Williams announced that Laborite objections to the Palestine situation could be summarized under three points 1–refusal of the Permanent Mandates Commission to approve the White Paper; 2–failure of the Government’s policy as evidenced by disorders in Palestine and harsh measures used to repress them; 3–suspension of legal Jewish immigration into Palestine.

"It would not be untrue to say," the speaker declared, "that there has been a further surrender to violence.

"Europe being what it is, and Palestine being what it is to millions of people, illegal immigration during the past few months was almost inevitable. Just at the moment when the refugee problem was at its worst, the Government issued their White Paper restricting legal immigration and threatening complete cessation within five years.

Williams assailed MacDonald for using an "iron hand" not against the ex-Mufti of Jerusalem, the Arab terrorists and Hitler, but against the refugees. He accused the Government, amid vociferous dissent from the Government benches, of cooperating with the extremist terrorist Arab elements.

Geoffrey Mander, Liberal, supported Williams in his criticism of the Government, demanding that the White Paper be submitted to the Permanent Court of International Justice at The Hague.

He insisted that illegal immigration is natural and will continue, and asserted that all but ten per cent of Jews who illegally arrive in Palestine come from Germany. He also asked the Government to deny reports carried in the press that concentration camps will be created for illegal entrants discovered in the future.

Alfred Duff Cooper, Conservative, declared: "I am afraid British justice and popularity in Palestine are lower than they have ever been, both with Jew and Arab. It seems to me that the latest evidence of the failure of our policy is that because illegal immigration has succeeded, legal immigration is to be stopped. Is that not another proof — a lament able proof — of failure? It is punishing those who are observing the law for the success of those who are breaking it. That the Secretary of State for colonies should have been driven to adopt that measure seems to prove the policy is a failure."

Recalling that both Arabs and Jews have long been considered friends of the British Empire, Cooper said the two national groups are now asking favors which are mutually incompatible. In this circumstance, he suggested, Britain ought to favor the one in greatest need.

"If we look at the Arabs, we find," he declared, "that during the past 20 years they have enjoyed greater prosperity and freedom than they have known for centuries."

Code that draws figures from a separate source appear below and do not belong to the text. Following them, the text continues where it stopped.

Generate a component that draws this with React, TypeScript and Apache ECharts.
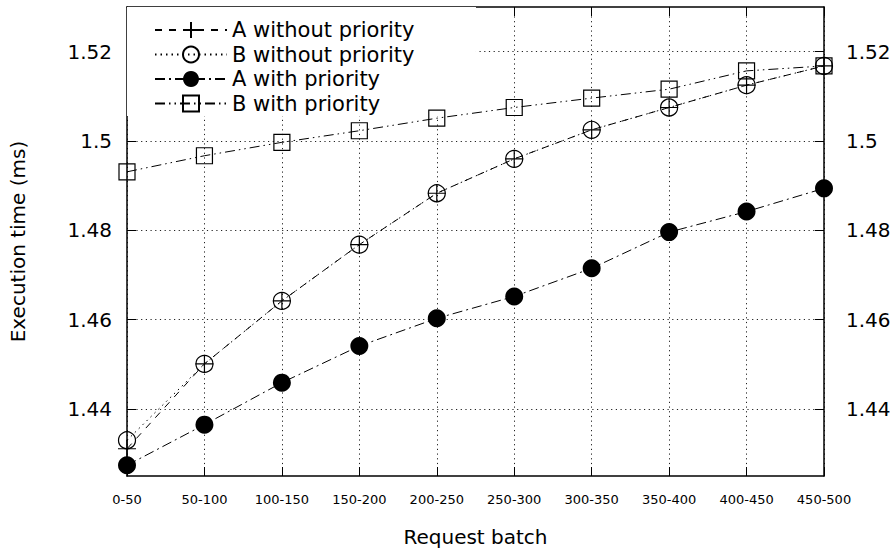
import React, { useEffect, useRef } from "react";
import * as echarts from "echarts";

const categories = ["0-50", "50-100", "100-150", "150-200", "200-250", "250-300", "300-350", "350-400", "400-450", "450-500"];
const aWithout = [1.4311, 1.4501, 1.4642, 1.4768, 1.4883, 1.496, 1.5025, 1.5075, 1.5125, 1.5168];
const bWithout = [1.433, 1.4501, 1.4642, 1.4768, 1.4883, 1.496, 1.5025, 1.5075, 1.5125, 1.5168];
const aWith = [1.4274, 1.4365, 1.4459, 1.4541, 1.4603, 1.4652, 1.4715, 1.4796, 1.4842, 1.4894];
const bWith = [1.4931, 1.4967, 1.4997, 1.5023, 1.5051, 1.5075, 1.5096, 1.5116, 1.5157, 1.5168];
const yTicks = [1.44, 1.46, 1.48, 1.5, 1.52];
const yMin = 1.425;
const yMax = 1.53;

const FONT = "DejaVu Sans";
const CLEAR = "rgba(0,0,0,0)";

export default function App() {
  const ref = useRef<HTMLDivElement>(null);
  useEffect(() => {
    const chart = echarts.init(ref.current!, undefined, { renderer: "svg" });
    const gridLine = { show: true, lineStyle: { color: "#222", width: 1, type: [1.2, 3.5] } };
    const axisLine = { show: true, onZero: false, lineStyle: { color: "#000", width: 1.5 } };
    const yAxisBase = {
      type: "value",
      min: yMin,
      max: yMax,
      axisLine,
      axisTick: { show: true, inside: true, length: 9, customValues: yTicks, lineStyle: { color: "#000", width: 1 } },
      axisLabel: { customValues: yTicks, color: "#000", fontFamily: FONT, fontSize: 20 },
    };
    chart.setOption({
      animation: false,
      backgroundColor: "#fff",
      textStyle: { fontFamily: FONT },
      grid: { left: 127, right: 70, top: 7, bottom: 75, containLabel: false },
      legend: {
        z: 1,
        orient: "vertical",
        left: 127,
        top: 7,
        padding: [12.5, 61.5, 2, 27],
        backgroundColor: "#fff",
        itemWidth: 72,
        itemHeight: 20,
        itemGap: 3.5,
        textStyle: { fontFamily: FONT, fontSize: 21, lineHeight: 21, color: "#000" },
        data: ["A without priority", "B without priority", "A with priority", "B with priority"],
      },
      xAxis: [
        {
          type: "category",
          data: categories,
          boundaryGap: false,
          z: 0,
          axisLine,
          axisTick: { show: true, inside: true, length: 9, interval: 0, lineStyle: { color: "#000", width: 1 } },
          axisLabel: { interval: 0, color: "#000", fontFamily: FONT, fontSize: 13, margin: 17 },
          splitLine: { ...gridLine, interval: 0 },
          name: "Request batch",
          nameLocation: "middle",
          nameGap: 51,
          nameTextStyle: { fontFamily: FONT, fontSize: 20, color: "#000" },
        },
        {
          type: "category",
          data: categories,
          boundaryGap: false,
          position: "top",
          z: 0,
          axisLine,
          axisTick: { show: true, inside: true, length: 9, interval: 0, lineStyle: { color: "#000", width: 1 } },
          axisLabel: { show: false },
          splitLine: { show: false },
        },
      ],
      yAxis: [
        {
          ...yAxisBase,
          position: "left",
          z: 0,
          axisLabel: { ...yAxisBase.axisLabel, margin: 15 },
          splitLine: gridLine,
          name: "Execution time (ms)",
          nameLocation: "middle",
          nameGap: 99,
          nameTextStyle: { fontFamily: FONT, fontSize: 20, color: "#000" },
        },
        {
          ...yAxisBase,
          position: "right",
          z: 0,
          axisLabel: { ...yAxisBase.axisLabel, margin: 22 },
          splitLine: { show: false },
        },
      ],
      series: [
        {
          name: "A without priority",
          type: "line",
          z: 3,
          data: aWithout,
          symbol: "path://M10,0L10,20M0,10L20,10",
          symbolSize: 18,
          itemStyle: { color: CLEAR, borderColor: "#000", borderWidth: 1.2 },
          lineStyle: { color: "#000", width: 1, type: [7, 7] },
        },
        {
          name: "B without priority",
          type: "line",
          z: 3,
          data: bWithout,
          symbol: "circle",
          symbolSize: 17,
          itemStyle: { color: CLEAR, borderColor: "#000", borderWidth: 1.2 },
          lineStyle: { color: "#000", width: 1, type: [1.5, 4] },
        },
        {
          name: "A with priority",
          type: "line",
          z: 3,
          data: aWith,
          symbol: "circle",
          symbolSize: 18,
          itemStyle: { color: "#000", borderColor: "#000", borderWidth: 0 },
          lineStyle: { color: "#000", width: 1, type: [10, 4, 2, 4] },
        },
        {
          name: "B with priority",
          type: "line",
          z: 3,
          data: bWith,
          symbol: "rect",
          symbolSize: 16,
          itemStyle: { color: CLEAR, borderColor: "#000", borderWidth: 1.2 },
          lineStyle: { color: "#000", width: 1, type: [10, 4, 1.5, 4, 1.5, 4] },
        },
      ],
    });
    return () => chart.dispose();
  }, []);
  return <div ref={ref} style={{ position: "fixed", left: 0, top: 0, width: 894, height: 552 }} />;
}
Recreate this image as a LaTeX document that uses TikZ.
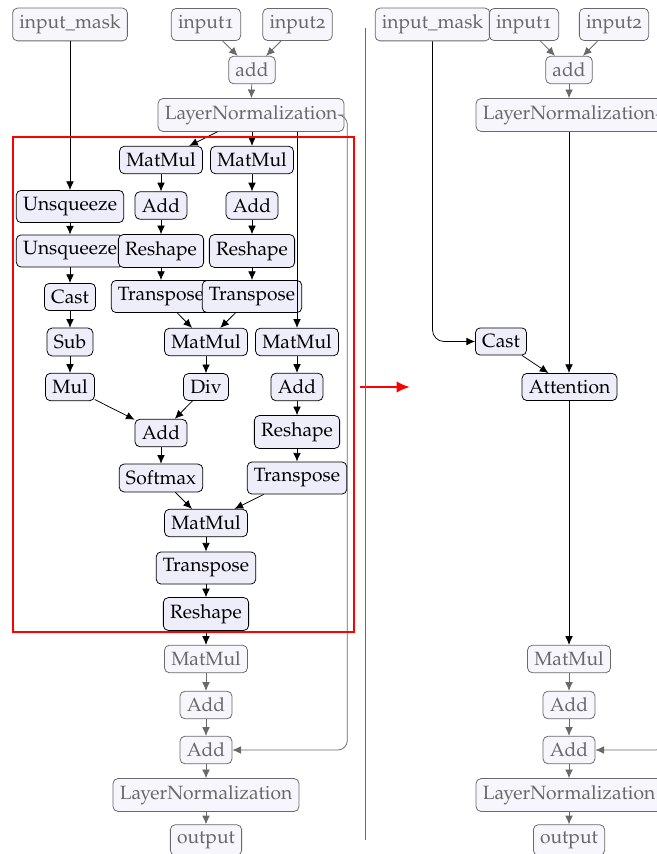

Cooper ascribed the recent prosperity of the Arabs to the outcome of the World War.

"What a different picture is presented by the present state of the Jews," he exclaimed. "In all their long and tragic history they have never gone through a period so terrible as this. To the claims of Jews at the present moment and our goodwill and gratitude for all they have done for civilization in the past — and few races have done more — we have to add the weight of our debt of gratitude."

This debt, he added, is so great that the world could not possibly repay it.

"The abominable regime to which they are being subjected in Germany," he said, "will be an indelible stain on Germany’s good name throughout her future history, shared to some extent by the whole world."

He suggested that in the future people might refer to the present day as the "age of the German concentration camp," as they now refer to the "age of the Spanish Inquisition."

"We should make a real home for the Jews in Palestine," he advocated. "Having made up our minds to support the Jews, we should say frankly to the Arabs: "This is what we propose to do."

"They understand that language. They can’t understand our present policy."

Nothing less than an autonomous state in which Jews could make their own decisions on immigration would solve the problem, Duff Cooper asserted.

In replying for the Government, MacDonald first recalled that Commons had already voiced approval of the White Paper. The opposition, he asserted, was trying to revive an issue that had been disposed of several weeks ago.